**Given task**
Type again, exactly, the lines below from the start through the line that includes "y_ticks = list(range(0, 11))".

**Data lines**
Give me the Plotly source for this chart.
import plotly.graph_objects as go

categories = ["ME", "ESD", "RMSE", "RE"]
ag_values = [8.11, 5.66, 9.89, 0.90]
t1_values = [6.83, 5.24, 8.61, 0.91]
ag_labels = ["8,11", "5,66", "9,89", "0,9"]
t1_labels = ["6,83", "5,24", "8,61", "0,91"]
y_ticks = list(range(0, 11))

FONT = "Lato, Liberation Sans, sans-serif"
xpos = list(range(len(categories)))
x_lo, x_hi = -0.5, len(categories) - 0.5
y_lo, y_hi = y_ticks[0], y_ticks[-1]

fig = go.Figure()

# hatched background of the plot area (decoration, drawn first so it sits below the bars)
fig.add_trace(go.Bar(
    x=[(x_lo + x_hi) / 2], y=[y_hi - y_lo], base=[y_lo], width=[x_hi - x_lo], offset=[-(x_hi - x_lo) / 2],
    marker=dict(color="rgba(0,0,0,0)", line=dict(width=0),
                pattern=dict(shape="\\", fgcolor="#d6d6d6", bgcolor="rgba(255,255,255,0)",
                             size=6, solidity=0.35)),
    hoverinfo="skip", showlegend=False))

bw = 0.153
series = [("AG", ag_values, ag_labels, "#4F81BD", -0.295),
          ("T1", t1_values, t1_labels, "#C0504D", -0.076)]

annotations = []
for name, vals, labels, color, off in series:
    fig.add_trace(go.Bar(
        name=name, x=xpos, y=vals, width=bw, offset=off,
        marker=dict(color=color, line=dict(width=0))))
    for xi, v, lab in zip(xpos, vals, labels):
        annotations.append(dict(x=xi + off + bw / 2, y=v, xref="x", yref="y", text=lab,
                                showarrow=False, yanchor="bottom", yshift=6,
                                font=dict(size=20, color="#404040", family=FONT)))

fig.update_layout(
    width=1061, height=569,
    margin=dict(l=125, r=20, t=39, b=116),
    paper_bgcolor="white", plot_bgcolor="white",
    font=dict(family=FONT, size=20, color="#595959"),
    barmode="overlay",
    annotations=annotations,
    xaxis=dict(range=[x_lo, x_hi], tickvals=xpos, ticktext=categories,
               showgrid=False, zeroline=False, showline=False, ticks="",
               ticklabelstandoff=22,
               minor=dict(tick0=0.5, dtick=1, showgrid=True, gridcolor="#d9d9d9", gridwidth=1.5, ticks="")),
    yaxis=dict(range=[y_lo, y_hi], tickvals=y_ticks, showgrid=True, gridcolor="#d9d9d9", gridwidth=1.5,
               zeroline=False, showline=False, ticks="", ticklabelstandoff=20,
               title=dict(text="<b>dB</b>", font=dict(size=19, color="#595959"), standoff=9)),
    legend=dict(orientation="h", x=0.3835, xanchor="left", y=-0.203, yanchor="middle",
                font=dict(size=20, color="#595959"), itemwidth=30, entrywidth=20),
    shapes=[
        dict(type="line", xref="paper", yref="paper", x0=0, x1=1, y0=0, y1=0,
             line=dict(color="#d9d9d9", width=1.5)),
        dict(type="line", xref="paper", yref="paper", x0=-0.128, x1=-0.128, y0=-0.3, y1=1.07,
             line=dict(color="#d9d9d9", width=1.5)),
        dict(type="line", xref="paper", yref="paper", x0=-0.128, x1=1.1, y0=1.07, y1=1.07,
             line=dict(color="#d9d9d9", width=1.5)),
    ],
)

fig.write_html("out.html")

**Response to the task**
Give me the Plotly source for this chart.
import plotly.graph_objects as go

categories = ["ME", "ESD", "RMSE", "RE"]
ag_values = [8.11, 5.66, 9.89, 0.90]
t1_values = [6.83, 5.24, 8.61, 0.91]
ag_labels = ["8,11", "5,66", "9,89", "0,9"]
t1_labels = ["6,83", "5,24", "8,61", "0,91"]
y_ticks = list(range(0, 11))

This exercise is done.